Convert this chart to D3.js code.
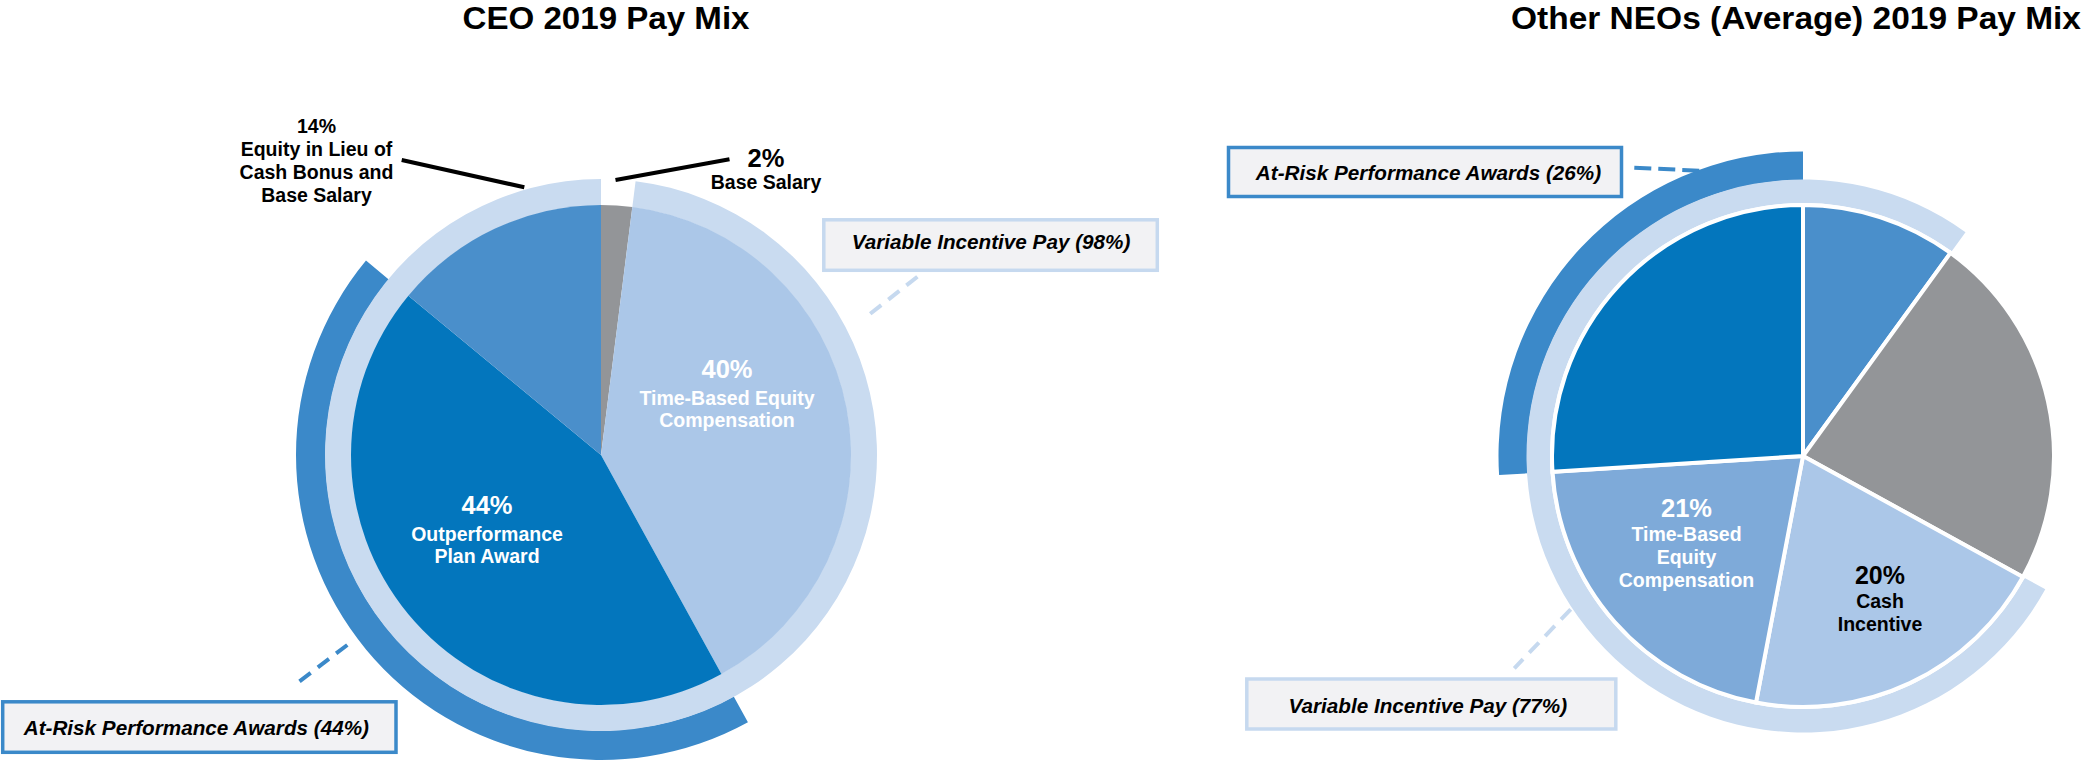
<!DOCTYPE html>
<html><head><meta charset="utf-8">
<script src="https://cdn.jsdelivr.net/npm/d3@7"></script>
<style>
html,body{margin:0;padding:0;background:#fff;}
svg{display:block;font-family:"Liberation Sans",Arial,Helvetica,sans-serif;}
</style>
</head><body>
<svg id="chart" width="2083" height="761"></svg>
<script>
// ---------------- DATA ----------------
const titles = ["CEO 2019 Pay Mix", "Other NEOs (Average) 2019 Pay Mix"];

const ceoCategories = ["Base Salary", "Time-Based Equity Compensation", "Outperformance Plan Award", "Equity in Lieu of Cash Bonus and Base Salary"];
const ceoValues = [2, 40, 44, 14];
const ceoVariableIncentive = ["Time-Based Equity Compensation", "Outperformance Plan Award", "Equity in Lieu of Cash Bonus and Base Salary"];
const ceoAtRisk = ["Outperformance Plan Award"];

const neoCategories = ["Other Equity", "Base Salary", "Cash Incentive", "Time-Based Equity Compensation", "At-Risk Performance Awards"];
const neoValues = [10, 23, 20, 21, 26];
const neoVariableIncentive = ["Cash Incentive", "Time-Based Equity Compensation", "At-Risk Performance Awards", "Other Equity"];
const neoAtRisk = ["At-Risk Performance Awards"];

const ringNames = ["Variable Incentive Pay", "At-Risk Performance Awards"];

// ---------------- STYLE / LAYOUT ----------------
const colors = {
  "Base Salary": "#939598",
  "Time-Based Equity Compensation": "#abc7e8",
  "Outperformance Plan Award": "#0376bd",
  "Equity in Lieu of Cash Bonus and Base Salary": "#4a8fcb",
  "Other Equity": "#4a8fcb",
  "Cash Incentive": "#abc7e8",
  "At-Risk Performance Awards": "#0376bd"
};
const neoColorOverride = {"Time-Based Equity Compensation": "#7eaad9"};
const ringLight = "#c9dbf0", ringDark = "#3b89c9", boxFill = "#f2f2f4", boxLightStroke = "#c6d9ef";

const svg = d3.select("#chart");
svg.append("rect").attr("width", 2083).attr("height", 761).attr("fill", "#fff");

const pie = d3.pie().sort(null).value(d => d.value).startAngle(0).endAngle(2 * Math.PI);

function ringSpan(arcs, covered) {
  const n = arcs.length;
  const isCov = i => covered.includes(arcs[i].data.name);
  let startIdx = -1;
  for (let i = 0; i < n; i++) {
    if (isCov(i) && !isCov((i - 1 + n) % n)) { startIdx = i; break; }
  }
  if (startIdx < 0) startIdx = 0;
  const total = d3.sum(arcs, a => a.data.value);
  const covSum = d3.sum(arcs.filter((a, i) => isCov(i)), a => a.data.value);
  const start = arcs[startIdx].startAngle;
  return {startAngle: start, endAngle: start + covSum / total * 2 * Math.PI, value: covSum};
}

function fmt(v) { return Math.round(v) + "%"; }

function drawChart(cfg) {
  const g = svg.append("g").attr("transform", `translate(${cfg.cx},${cfg.cy})`);
  const data = cfg.categories.map((c, i) => ({name: c, value: cfg.values[i]}));
  const arcs = pie(data);

  // rings
  const light = ringSpan(arcs, cfg.variable);
  const dark = ringSpan(arcs, cfg.atRisk);
  const lightArc = d3.arc().innerRadius(cfg.ringInner).outerRadius(cfg.ringMid);
  const darkArc = d3.arc().innerRadius(cfg.ringMid - 0.5).outerRadius(cfg.ringOuter);
  g.append("path").attr("d", darkArc(dark)).attr("fill", ringDark);
  g.append("path").attr("d", lightArc(light)).attr("fill", ringLight);

  // slices
  const arcGen = d3.arc().innerRadius(0).outerRadius(cfg.r);
  g.selectAll("path.slice").data(arcs).enter().append("path")
    .attr("class", "slice")
    .attr("d", arcGen)
    .attr("fill", d => (cfg.override && cfg.override[d.data.name]) || colors[d.data.name])
    .attr("stroke", cfg.sliceStroke ? "#fff" : "none")
    .attr("stroke-width", cfg.sliceStroke || 0)
    .attr("stroke-linejoin", "miter");

  // title
  svg.append("text").attr("x", cfg.titleX).attr("y", 28.5).attr("text-anchor", "middle")
    .attr("font-size", 31).attr("font-weight", "bold").attr("fill", "#000")
    .attr("textLength", cfg.titleW).attr("lengthAdjust", "spacingAndGlyphs")
    .text(cfg.title);

  // slice labels
  cfg.labels.forEach(L => {
    const arc = arcs.find(a => a.data.name === L.name);
    const t = g.append("text").attr("text-anchor", "middle").attr("font-weight", "bold").attr("fill", L.color);
    t.append("tspan").attr("x", L.dx).attr("y", L.dy).attr("font-size", L.pctSize).text(fmt(arc.data.value));
    L.lines.forEach((ln, k) => {
      t.append("tspan").attr("x", L.dx).attr("y", L.dy + L.firstGap + k * L.lineGap).attr("font-size", 19.5).text(ln);
    });
    if (L.leader) {
      g.append("line").attr("x1", L.leader[0]).attr("y1", L.leader[1]).attr("x2", L.leader[2]).attr("y2", L.leader[3])
        .attr("stroke", "#000").attr("stroke-width", 4);
    }
  });

  // boxes
  const spans = [light, dark];
  cfg.boxes.forEach(B => {
    const span = spans[B.ring];
    const stroke = B.ring === 0 ? boxLightStroke : ringDark;
    g.append("line").attr("x1", B.leader[0]).attr("y1", B.leader[1]).attr("x2", B.leader[2]).attr("y2", B.leader[3])
      .attr("stroke", stroke).attr("stroke-width", 4).attr("stroke-dasharray", B.dash);
    g.append("rect").attr("x", B.x).attr("y", B.y).attr("width", B.w).attr("height", B.h)
      .attr("fill", boxFill).attr("stroke", stroke).attr("stroke-width", 3.5);
    g.append("text").attr("x", B.x + B.w / 2 + B.tdx).attr("y", B.y + B.ty).attr("text-anchor", "middle")
      .attr("font-size", 20.7).attr("font-weight", "bold").attr("font-style", "italic").attr("fill", "#000")
      .text(`${ringNames[B.ring]} (${fmt(span.value)})`);
  });
}

// CEO chart
const ceoCx = 601, ceoCy = 455;
drawChart({
  cx: ceoCx, cy: ceoCy, r: 250, ringInner: 249.5, ringMid: 276, ringOuter: 305,
  title: titles[0], titleX: 606, titleW: 287,
  categories: ceoCategories, values: ceoValues, variable: ceoVariableIncentive, atRisk: ceoAtRisk,
  sliceStroke: 0,
  labels: [
    {name: "Time-Based Equity Compensation", color: "#fff", dx: 727 - ceoCx, dy: 378 - ceoCy, pctSize: 25.5, firstGap: 27, lineGap: 22, lines: ["Time-Based Equity", "Compensation"]},
    {name: "Outperformance Plan Award", color: "#fff", dx: 487 - ceoCx, dy: 514 - ceoCy, pctSize: 25.5, firstGap: 27, lineGap: 22, lines: ["Outperformance", "Plan Award"]},
    {name: "Equity in Lieu of Cash Bonus and Base Salary", color: "#000", dx: 316.5 - ceoCx, dy: 133.3 - ceoCy, pctSize: 19.5, firstGap: 22.8, lineGap: 22.8,
      lines: ["Equity in Lieu of", "Cash Bonus and", "Base Salary"],
      leader: [401.7 - ceoCx, 160 - ceoCy, 524.3 - ceoCx, 187.3 - ceoCy]},
    {name: "Base Salary", color: "#000", dx: 766 - ceoCx, dy: 166.7 - ceoCy, pctSize: 25.5, firstGap: 22.6, lineGap: 22,
      lines: ["Base Salary"],
      leader: [615.5 - ceoCx, 180 - ceoCy, 729.5 - ceoCx, 159.3 - ceoCy]}
  ],
  boxes: [
    {ring: 0, x: 823.8 - ceoCx, y: 219.8 - ceoCy, w: 333.5, h: 50.5, ty: 29.5, tdx: 0.5, dash: "14,9",
      leader: [917.4 - ceoCx, 276.7 - ceoCy, 864.5 - ceoCx, 318.3 - ceoCy]},
    {ring: 1, x: 2.7 - ceoCx, y: 701.8 - ceoCy, w: 393.3, h: 50.5, ty: 33.2, tdx: -3, dash: "14,9",
      leader: [347.3 - ceoCx, 645 - ceoCy, 293.3 - ceoCx, 686 - ceoCy]}
  ]
});

// NEO chart
const neoCx = 1803, neoCy = 456;
drawChart({
  cx: neoCx, cy: neoCy, r: 251, ringInner: 253, ringMid: 276.5, ringOuter: 304.5,
  title: titles[1], titleX: 1796, titleW: 570,
  categories: neoCategories, values: neoValues, variable: neoVariableIncentive, atRisk: neoAtRisk,
  sliceStroke: 4, override: neoColorOverride,
  labels: [
    {name: "Time-Based Equity Compensation", color: "#fff", dx: 1686.5 - neoCx, dy: 516.7 - neoCy, pctSize: 25.5, firstGap: 24.3, lineGap: 23.2, lines: ["Time-Based", "Equity", "Compensation"]},
    {name: "Cash Incentive", color: "#000", dx: 1880 - neoCx, dy: 584 - neoCy, pctSize: 25, firstGap: 23.7, lineGap: 23, lines: ["Cash", "Incentive"]}
  ],
  boxes: [
    {ring: 1, x: 1228.5 - neoCx, y: 147.5 - neoCy, w: 393, h: 49, ty: 32.5, tdx: 3.5, dash: "17,7",
      leader: [1634.3 - neoCx, 167.7 - neoCy, 1700 - neoCx, 170.7 - neoCy]},
    {ring: 0, x: 1246.8 - neoCx, y: 679 - neoCy, w: 369, h: 50, ty: 34.3, tdx: -3.5, dash: "14,9",
      leader: [1570.7 - neoCx, 609.3 - neoCy, 1514.3 - neoCx, 668.3 - neoCy]}
  ]
});
</script>
</body></html>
──────
WORK INSTRUCTIONS:
Return only the lines running from the top of the data to the line that holds "NEOs (Average) 2019". Include both of those lines, but skip the pictures.

EXPECTED OUTPUT:
Convert this chart to D3.js code.
<!DOCTYPE html>
<html><head><meta charset="utf-8">
<script src="https://cdn.jsdelivr.net/npm/d3@7"></script>
<style>
html,body{margin:0;padding:0;background:#fff;}
svg{display:block;font-family:"Liberation Sans",Arial,Helvetica,sans-serif;}
</style>
</head><body>
<svg id="chart" width="2083" height="761"></svg>
<script>
// ---------------- DATA ----------------
const titles = ["CEO 2019 Pay Mix", "Other NEOs (Average) 2019 Pay Mix"];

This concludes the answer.